À l’heure où certains s’interrogent sur ce qui anime le pape François, un ouvrage permet de comprendre d’où il tire sa réflexion et la cohérence de sa pensée par rapport à l’enseignement de l’Église.S’il passe avant tout pour un homme d’action, le Pape est profondément nourri de philosophie. Pour le comprendre, il importe de découvrir ses influences, d’Ignace de Loyola à nos contemporains. Dirigé par Emmanuel Falque et Laure Solignac, François philosophe, sorti le 28 septembre aux éditions Salvator, évoque les penseurs qui inspirent le Saint-Père.
L’expérience du discernement
Selon Emmanuel Falque, professeur de philosophie à l’Institut catholique de Paris, la formation ignacienne du Pape François engendre chez lui une « autre manière d’être au monde » qui a des répercussions considérables sur sa manière d’être pape. Ainsi, dans l’Interview du pape François aux revues culturelles jésuites, François se présente comme « un pécheur sur lequel le Seigneur a posé ses yeux ». Plutôt que de voir dans cette formule une « préséance du péché sur la grâce », Emmanuel Falque reconnaît d’abord la dynamique des Exercices spirituels de saint Ignace : c’est dans le fait de se reconnaître pécheur que peut se vivre la joie de l’élection et la découverte du salut.

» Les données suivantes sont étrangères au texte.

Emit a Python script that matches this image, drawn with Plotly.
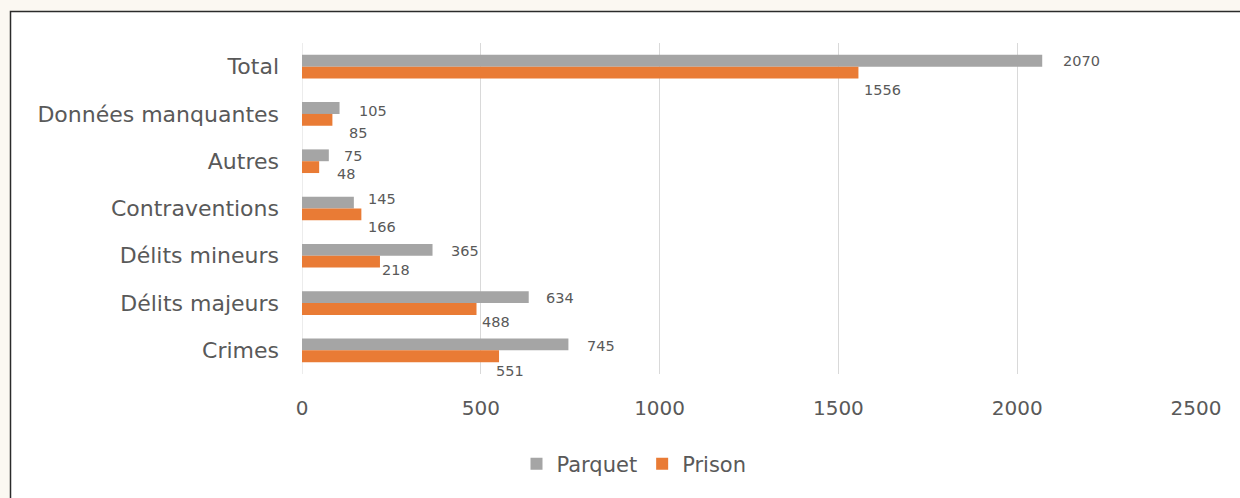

On comprend alors comment le Bien et le Mal peuvent être mêlés et l’importance cruciale du discernement. L’art de discerner à l’école de Saint Ignace est un art de corriger avec parcimonie, en sachant conserver le bon grain et en se refusant d’accuser le tout. Il s’agit d’agir sur des petits riens qui insufflent un nouvel esprit sans affaiblir l’ensemble. C’est cet esprit qui anime l’attitude du Pape François : pas chercher à tout condamner mais chercher ce qui vaut la peine d’être conservé et mis en avant, dans le monde comme dans l’Eglise.
Un pape nourri de la spiritualité franciscaine
On peut reconnaître selon Laure Solignac, maître de conférence à l’Institut catholique de Paris, la dimension franciscaine du Pape dans son attention au « singulier et sa méfiance vis-à-vis des généralités vides » et dans « l’importance d’un contact permanent avec le Verbe incarné et avec les Écritures ». C’est ce qui explique le langage visuel et concret du Pape François et l’importance que revêt pour lui la rencontre physique avec l’autre. Comme François d’Assise avec les lépreux, le pape François part à la rencontre de tous ceux qui sont loin de l’Eglise et n’hésite pas à leur laver les pieds.
Ce qui le rapproche de la spiritualité franciscaine, c’est aussi l’importance qu’il accorde à l’itinéraire de chacun et la vision de la vie comme un pèlerinage sur la terre. C’est cette conception d’une Église à la rencontre des périphéries que le pape François tente d’insuffler. C’est ainsi, explique Laure Solignac, « qu’il faut entendre l’encouragement formulé par le pape François à la fin de Laudato Si’ : « Marchons en chantant ! », quand bien même, comme le Poverello, ce serait de nuit.
Une philosophie orientée vers l’action
L’ouvrage met en évidence la parenté de la pensée du pape François avec celle des philosophes plus actuels. Paul Ricoeur, par exemple, a marqué François avec sa vision d’un homme capable « d’explorer sa propre sacralité » et de surmonter le mal grâce à la communion, un homme capable de créativité dans ses engagements concrets. C’est cette vision de l’homme que l’on retrouve dans l’encyclique Laudato Si.
On saisit grâce à cet ouvrage l’importance de la formation philosophique du pape François pour comprendre son pontificat et ses encycliques. S’il passe pour un homme d’action avant d’être un philosophe, c’est d’abord parce que les penseurs qui l’ont marqué sont les penseurs d’une philosophie de l’action, qu’il a l’art d’appliquer de manière concrète pour diriger l’Église.
François philosophe, Sous la direction d’Emmanuel Falque et Laure Solignac, Éd. Salvator, 224 p., 20 euros.